No matter what industry you are in, you can change someone’s world, you can make a difference.
I came from humble beginnings, raised by a single mother in working class Newcastle, I had no intentions of becoming a filmmaker or a social entrepreneur. I didn’t think I was capable of much, in fact, I vastly underestimated my potential. In fact I didn’t know what I was capable of until I tried stepping out and taking risks.
For me, I wanted to change my industry, the film industry, simply through including people who wouldn’t otherwise, have the opportunity to participate in filmmaking. I found out that I didn’t have to be special or talented to do this, I just had to give it a go and not listen to other people’s opinions or my own self-doubt.
While I was at University I found work as a documentary filmmaker for Down Syndrome NSW and while working in this capacity, I met Gerard O’Dwyer, a young man with Down Syndrome, who’s dream it was to become an actor. When I first met him, he made it very clear, he didn’t greet me with hello, he greeted me with “…But soft what light through yonder window breaks, it is the east and Juliette is the sun…” and the rest.
Through Gerard’s life he had been vastly underestimated, who was going to help him achieve his goal of acting? As I pondered this question, a bright idea entered my heart, a miracle, why don’t I make a film?
So I did. And on this journey of making a short film starring Gerard, I was ethically driven to also include people with disabilities in helping to make the film too. I believed the process of making the film, was just as important as the end result. If we were making a film about a person with a disability, it needed to be made with people with disabilities too. So, I held a filmmaking workshop in my friends lounge room, for five people with disabilities who then fulfilled crew roles on the film.
That film was Be My Brother, it won first place at Tropfest in 2009 and Gerard walked away with best actor.

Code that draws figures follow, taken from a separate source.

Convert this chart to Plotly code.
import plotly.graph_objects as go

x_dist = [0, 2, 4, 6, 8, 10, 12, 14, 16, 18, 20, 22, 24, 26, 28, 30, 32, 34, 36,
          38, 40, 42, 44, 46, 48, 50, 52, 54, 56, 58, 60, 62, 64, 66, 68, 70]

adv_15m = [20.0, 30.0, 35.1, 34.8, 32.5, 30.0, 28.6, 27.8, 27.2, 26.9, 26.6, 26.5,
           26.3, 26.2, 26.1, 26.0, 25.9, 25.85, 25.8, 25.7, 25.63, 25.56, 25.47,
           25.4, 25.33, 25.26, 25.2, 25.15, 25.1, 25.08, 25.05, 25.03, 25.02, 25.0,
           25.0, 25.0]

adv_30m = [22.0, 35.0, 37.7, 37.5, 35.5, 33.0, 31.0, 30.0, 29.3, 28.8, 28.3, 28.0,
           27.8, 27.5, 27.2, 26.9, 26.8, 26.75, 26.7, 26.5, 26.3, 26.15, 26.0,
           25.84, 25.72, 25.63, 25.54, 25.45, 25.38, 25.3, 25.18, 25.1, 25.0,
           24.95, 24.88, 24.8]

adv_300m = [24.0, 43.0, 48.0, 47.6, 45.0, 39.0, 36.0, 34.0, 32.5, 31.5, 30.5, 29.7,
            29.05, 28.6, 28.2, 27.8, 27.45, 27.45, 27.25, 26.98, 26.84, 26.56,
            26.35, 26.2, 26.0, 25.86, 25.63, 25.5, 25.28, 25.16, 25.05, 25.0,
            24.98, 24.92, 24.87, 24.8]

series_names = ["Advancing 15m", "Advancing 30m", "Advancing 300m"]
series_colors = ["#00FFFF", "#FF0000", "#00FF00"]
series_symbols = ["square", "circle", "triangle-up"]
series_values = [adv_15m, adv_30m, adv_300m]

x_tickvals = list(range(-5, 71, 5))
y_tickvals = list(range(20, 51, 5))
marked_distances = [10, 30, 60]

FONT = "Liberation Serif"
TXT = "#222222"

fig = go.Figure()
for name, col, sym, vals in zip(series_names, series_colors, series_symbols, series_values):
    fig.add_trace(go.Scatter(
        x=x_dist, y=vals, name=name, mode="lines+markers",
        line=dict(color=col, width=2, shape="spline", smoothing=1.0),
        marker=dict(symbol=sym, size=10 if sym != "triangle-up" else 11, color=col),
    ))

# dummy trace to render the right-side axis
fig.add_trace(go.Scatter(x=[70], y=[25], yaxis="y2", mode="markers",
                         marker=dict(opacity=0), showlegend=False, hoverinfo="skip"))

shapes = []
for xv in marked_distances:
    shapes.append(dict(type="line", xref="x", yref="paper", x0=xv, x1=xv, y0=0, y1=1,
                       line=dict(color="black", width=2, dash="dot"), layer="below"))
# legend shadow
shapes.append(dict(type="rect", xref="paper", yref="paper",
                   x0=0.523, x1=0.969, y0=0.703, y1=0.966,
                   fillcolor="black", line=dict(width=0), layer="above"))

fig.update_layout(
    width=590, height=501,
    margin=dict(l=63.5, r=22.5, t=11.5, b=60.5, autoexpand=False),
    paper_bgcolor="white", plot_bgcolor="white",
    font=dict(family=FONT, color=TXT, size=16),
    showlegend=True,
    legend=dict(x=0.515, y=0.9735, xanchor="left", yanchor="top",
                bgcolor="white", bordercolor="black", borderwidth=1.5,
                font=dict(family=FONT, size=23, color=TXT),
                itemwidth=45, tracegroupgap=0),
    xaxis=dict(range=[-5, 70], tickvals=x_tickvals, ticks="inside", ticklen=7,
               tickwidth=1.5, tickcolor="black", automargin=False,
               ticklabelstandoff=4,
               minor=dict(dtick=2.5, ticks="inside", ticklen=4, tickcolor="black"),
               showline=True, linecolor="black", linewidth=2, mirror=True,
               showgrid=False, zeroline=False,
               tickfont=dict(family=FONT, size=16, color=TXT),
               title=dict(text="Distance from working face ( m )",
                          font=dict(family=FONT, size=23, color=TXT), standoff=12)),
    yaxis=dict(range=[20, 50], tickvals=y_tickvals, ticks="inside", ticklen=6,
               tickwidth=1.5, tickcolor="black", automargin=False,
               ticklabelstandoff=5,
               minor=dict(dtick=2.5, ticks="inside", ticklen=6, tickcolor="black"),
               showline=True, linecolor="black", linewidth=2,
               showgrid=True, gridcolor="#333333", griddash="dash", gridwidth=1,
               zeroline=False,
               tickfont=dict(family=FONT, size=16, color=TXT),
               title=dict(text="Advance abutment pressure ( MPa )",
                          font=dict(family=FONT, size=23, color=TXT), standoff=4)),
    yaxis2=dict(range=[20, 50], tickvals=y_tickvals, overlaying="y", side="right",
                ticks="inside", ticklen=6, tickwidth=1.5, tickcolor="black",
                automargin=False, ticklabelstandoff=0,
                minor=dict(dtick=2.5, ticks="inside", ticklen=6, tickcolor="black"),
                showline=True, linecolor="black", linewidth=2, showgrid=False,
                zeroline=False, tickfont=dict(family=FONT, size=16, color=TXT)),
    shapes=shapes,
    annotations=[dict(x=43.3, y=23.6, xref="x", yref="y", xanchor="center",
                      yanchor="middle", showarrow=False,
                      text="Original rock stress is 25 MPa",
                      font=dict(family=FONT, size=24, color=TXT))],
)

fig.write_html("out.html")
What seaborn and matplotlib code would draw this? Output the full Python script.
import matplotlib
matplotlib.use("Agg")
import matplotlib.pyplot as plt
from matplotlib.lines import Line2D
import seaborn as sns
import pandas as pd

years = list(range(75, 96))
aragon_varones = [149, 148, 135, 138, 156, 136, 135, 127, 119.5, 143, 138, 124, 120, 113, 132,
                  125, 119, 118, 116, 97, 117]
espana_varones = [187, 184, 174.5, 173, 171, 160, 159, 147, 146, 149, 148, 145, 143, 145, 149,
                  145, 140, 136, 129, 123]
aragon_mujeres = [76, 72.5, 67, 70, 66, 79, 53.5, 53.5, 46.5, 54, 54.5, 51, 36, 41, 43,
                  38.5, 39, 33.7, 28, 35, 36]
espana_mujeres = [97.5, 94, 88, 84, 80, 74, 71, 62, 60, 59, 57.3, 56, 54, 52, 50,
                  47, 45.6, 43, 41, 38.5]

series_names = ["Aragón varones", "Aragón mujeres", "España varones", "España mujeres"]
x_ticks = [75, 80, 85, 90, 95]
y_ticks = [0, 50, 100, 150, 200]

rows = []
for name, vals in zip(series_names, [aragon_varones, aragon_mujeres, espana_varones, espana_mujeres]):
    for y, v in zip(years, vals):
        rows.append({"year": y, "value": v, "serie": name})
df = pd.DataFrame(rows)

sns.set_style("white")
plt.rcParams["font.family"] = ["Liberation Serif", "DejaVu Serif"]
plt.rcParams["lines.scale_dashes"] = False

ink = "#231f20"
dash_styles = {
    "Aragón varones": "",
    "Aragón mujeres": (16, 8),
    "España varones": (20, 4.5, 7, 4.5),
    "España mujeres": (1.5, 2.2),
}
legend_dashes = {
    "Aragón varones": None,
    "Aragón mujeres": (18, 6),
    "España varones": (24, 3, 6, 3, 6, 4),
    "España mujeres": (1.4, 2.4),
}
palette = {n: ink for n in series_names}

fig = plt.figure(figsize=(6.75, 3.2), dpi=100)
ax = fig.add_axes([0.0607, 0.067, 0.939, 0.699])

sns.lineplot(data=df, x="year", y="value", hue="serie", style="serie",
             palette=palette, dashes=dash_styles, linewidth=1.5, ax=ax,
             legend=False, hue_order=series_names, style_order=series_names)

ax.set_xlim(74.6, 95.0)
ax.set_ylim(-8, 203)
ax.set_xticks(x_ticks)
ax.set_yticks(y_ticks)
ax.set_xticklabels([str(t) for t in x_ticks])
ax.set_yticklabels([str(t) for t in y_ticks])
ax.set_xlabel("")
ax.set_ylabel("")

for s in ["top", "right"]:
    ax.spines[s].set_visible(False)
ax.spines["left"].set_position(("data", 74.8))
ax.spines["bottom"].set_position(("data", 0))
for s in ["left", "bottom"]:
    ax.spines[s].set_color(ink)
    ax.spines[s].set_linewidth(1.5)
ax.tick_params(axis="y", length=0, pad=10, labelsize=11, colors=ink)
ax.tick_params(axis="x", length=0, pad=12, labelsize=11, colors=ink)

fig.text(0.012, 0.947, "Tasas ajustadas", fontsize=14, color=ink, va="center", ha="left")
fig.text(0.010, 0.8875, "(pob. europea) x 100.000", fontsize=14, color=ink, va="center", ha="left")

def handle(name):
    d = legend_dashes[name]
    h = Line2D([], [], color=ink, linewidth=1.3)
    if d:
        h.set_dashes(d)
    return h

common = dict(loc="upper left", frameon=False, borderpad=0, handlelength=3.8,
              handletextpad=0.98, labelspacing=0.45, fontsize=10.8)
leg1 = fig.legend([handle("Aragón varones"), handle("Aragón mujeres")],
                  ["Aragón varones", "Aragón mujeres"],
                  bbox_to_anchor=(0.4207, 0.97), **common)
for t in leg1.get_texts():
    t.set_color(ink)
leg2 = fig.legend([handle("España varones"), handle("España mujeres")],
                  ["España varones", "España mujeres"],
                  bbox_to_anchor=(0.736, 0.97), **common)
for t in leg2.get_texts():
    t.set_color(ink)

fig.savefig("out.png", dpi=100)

It was the first time that a film made by people with disabilities, about people with disabilities had won a mainstream film festival competition.
Out of this success, I co-founded the not-for-profit organisaiton, Bus Stop Films, and since then, then, we have made 6 inclusive films, all made with, for and about people from marginalised communities. We hold weekly filmmaking workshops, provide work experience and employment opportunities for people with a disability in the film industry.
It just took one leap of faith to make a film, and the rest is history.
My message to all young people with an idea, is give it a go, you’ll never know what you’re capable of until you try".